By combining different data points, it may be possible to re-identify individuals or disclose confidential information. Humanitarians can apply Statistical Disclosure Control to microdata to help detect and reduce this type of risk.
Finding ways to quickly and safely share microdata is essential.
During emergencies, microdata needs to be shared with partners as quickly and safely as possible. Having processes and tools in place to consistently assess and reduce the disclosure risk of this data enables organizations to share data in a safe, ethical and effective way.

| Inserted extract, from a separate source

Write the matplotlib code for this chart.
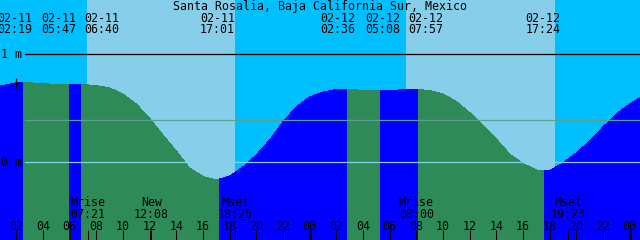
# Tide graph for Santa Rosalia, two days from 02-11 to 02-13, drawn in the
# style of an XTide plot: sky/night background, rising/falling water fill.
import matplotlib
matplotlib.use("Agg")
import matplotlib.pyplot as plt
from matplotlib.patches import Rectangle
from matplotlib.transforms import blended_transform_factory

# water level (m), one value per hour since 02-11 00:00
hours = list(range(0, 50))
heights = [0.685, 0.708, 0.733, 0.733, 0.726, 0.717, 0.713, 0.717, 0.708, 0.685,
           0.630, 0.537, 0.403, 0.250, 0.102, -0.056, -0.134, -0.167, -0.130, -0.046,
           0.065, 0.204, 0.370, 0.509, 0.602, 0.648, 0.671, 0.671, 0.664, 0.660,
           0.662, 0.669, 0.673, 0.662, 0.630, 0.560, 0.458, 0.343, 0.213, 0.074,
           -0.014, -0.074, -0.079, -0.009, 0.083, 0.194, 0.324, 0.444, 0.537, 0.611]

# hours where the tide turns (the fill switches colour there), first turn is a high
turn_hours = [2.50, 5.95, 6.86, 17.20, 26.80, 29.28, 32.13, 41.58]

# tide events printed along the top
tide_dates = ["02-11", "02-11", "02-11", "02-11", "02-12", "02-12", "02-12", "02-12"]
tide_times = ["02:19", "05:47", "06:40", "17:01", "02:36", "05:08", "07:57", "17:24"]

# moon events printed along the bottom
moon_names = ["Mrise", "New", "Mset", "Mrise", "Mset"]
moon_times = ["07:21", "12:08", "18:25", "08:00", "19:23"]
moon_days = [0, 0, 0, 1, 1]

# daylight (hours since 02-11 00:00)
sunrise_hours = [7.30, 31.21]
sunset_hours = [18.41, 42.40]

hour_labels = ["02", "04", "06", "08", "10", "12", "14", "16", "18", "20", "22", "00",
               "02", "04", "06", "08", "10", "12", "14", "16", "18", "20", "22", "00"]

title = "Santa Rosalia, Baja California Sur, Mexico"
level_labels = ["1 m", "0 m"]
level_values = [1.0, 0.0]
msl_level = 0.389
now_hour, now_height = 2.0, 0.729

# layout: where the tide labels sit (hours); they are nudged apart in the picture
tide_label_x = [1.88, 5.15, 8.43, 17.09, 26.09, 29.47, 32.73, 41.51]

T0 = 0.78           # left edge of the graph, hours
SPAN = 48.0
PX_PER_M = 108.0
ZERO_PX = 162.0
H_PX = 240.0

NIGHT_BG = "#00BFFF"
DAY_BG = "#87CEEB"
RISE_FG = "#0000FF"
FALL_FG = "#2E8B57"
FONT = "DejaVu Sans Mono"
FS = 8.4


def to_hours(day, hhmm):
    """Convert day offset and 'HH:MM' into hours since 02-11 00:00."""
    hh, mm = hhmm.split(":")
    return day * 24 + int(hh) + int(mm) / 60.0


def ypx(py):
    """Pixel row (from top) to axes fraction."""
    return 1.0 - py / H_PX


def draw_tides(figfname):
    fig = plt.figure(figsize=(6.4, 2.4), dpi=100)
    ax = fig.add_axes([0, 0, 1, 1])
    ax.set_xlim(T0, T0 + SPAN)
    ymin = -(H_PX - ZERO_PX) / PX_PER_M
    ax.set_ylim(ymin, ZERO_PX / PX_PER_M)
    ax.axis("off")
    tr = blended_transform_factory(ax.transData, ax.transAxes)

    # sky: night everywhere, then daylight spans
    ax.axvspan(T0, T0 + SPAN, color=NIGHT_BG, lw=0, antialiased=False)
    for rise, sset in zip(sunrise_hours, sunset_hours):
        ax.axvspan(rise, sset, color=DAY_BG, lw=0, antialiased=False)

    # water: blue while rising, green while falling
    edges = [T0 - 1] + turn_hours + [T0 + SPAN + 1]
    for i in range(len(edges) - 1):
        col = RISE_FG if i % 2 == 0 else FALL_FG
        poly = ax.fill_between(hours, heights, ymin - 1, color=col, lw=0,
                               antialiased=False)
        clip = Rectangle((edges[i], ymin - 1), edges[i + 1] - edges[i], 5,
                         transform=ax.transData)
        poly.set_clip_path(clip)

    # level lines
    x_start = 25 / 640.0
    ax.axhline(1.0, xmin=x_start, color="black", lw=0.9)
    ax.axhline(msl_level, xmin=x_start, color="#5AA08C", lw=0.9)
    ax.axhline(0.0, xmin=x_start, color=DAY_BG, lw=0.9)
    for lab, val in zip(level_labels, level_values):
        ax.text(T0 + 0.08, val - 4 / PX_PER_M, lab, family=FONT, fontsize=FS,
                ha="left", va="baseline")
    ax.plot([now_hour], [now_height], marker="+", color="black", ms=7, mew=0.9)

    # title and tide events
    ax.text(0.5, ypx(9.6), title, transform=ax.transAxes, family=FONT,
            fontsize=FS, ha="center", va="baseline")
    for d, t, lx in zip(tide_dates, tide_times, tide_label_x):
        ax.text(lx, ypx(21.6), d, transform=tr, family=FONT, fontsize=FS,
                ha="center", va="baseline")
        ax.text(lx, ypx(33.2), t, transform=tr, family=FONT, fontsize=FS,
                ha="center", va="baseline")

    # hour ticks along the bottom, thick ones at midnight
    tick_hours = list(range(2, 49, 2))
    for h, lab in zip(tick_hours, hour_labels):
        ax.text(h, ypx(229.8), lab, transform=tr, family=FONT, fontsize=FS,
                ha="center", va="baseline")
        lw = 2.2 if h % 24 == 0 else 0.75
        ax.plot([h, h], [ypx(230), ypx(240)], transform=tr, color="black",
                lw=lw, solid_capstyle="butt")

    # moon events
    for name, t, d in zip(moon_names, moon_times, moon_days):
        mh = to_hours(d, t)
        ax.text(mh, ypx(206), name, transform=tr, family=FONT, fontsize=FS,
                ha="center", va="baseline")
        ax.text(mh, ypx(218), t, transform=tr, family=FONT, fontsize=FS,
                ha="center", va="baseline")
        ax.plot([mh, mh], [ypx(230), ypx(240)], transform=tr, color="black",
                lw=0.75, solid_capstyle="butt")

    fig.savefig(figfname, dpi=100)


if __name__ == "__main__":
    draw_tides("out.png")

The Stages of Statistical Disclosure Control
Limiting the risk of the disclosure using statistical disclosure control techniques includes three distinct stages. Through these three stages, you will assess the disclosure risk of your data and then take steps to limit that risk. Because applying disclosure control techniques will result in information loss, the final stage of the process involves quantifying that loss in order to strike a balance between utility and risk in your data.
General Questions
Microdata provides information on a set of variables for each respondent in a dataset, where respondents can be individuals, households or establishments. In humanitarian settings, this type of data is gathered through exercises such as a Multi-Sector Needs Assessment (MSNA), community feedback & perception surveys, and other forms of needs assessments, household surveys, or monitoring activities.
SDC techniques are intended to prevent identity and attribute disclosure. Identity disclosure occurs when it is possible to associate a known individual with a released data record. Attribute disclosure occurs when it is possible to determine some new characteristics of an individual based on the information available in the released data
SDC techniques are not intended to prevent a third type of disclosure – inferential disclosure. Inferential disclosure occurs when it is possible to determine the value of some characteristic of an individual more accurately with the released data than would otherwise have been possible.
Statistical Disclosure Control is a technique used in statistics to assess and limit the risk of re-identification. The first step in this process is a disclosure risk assessment. This tutorial covers the steps required to conduct that risk assessment.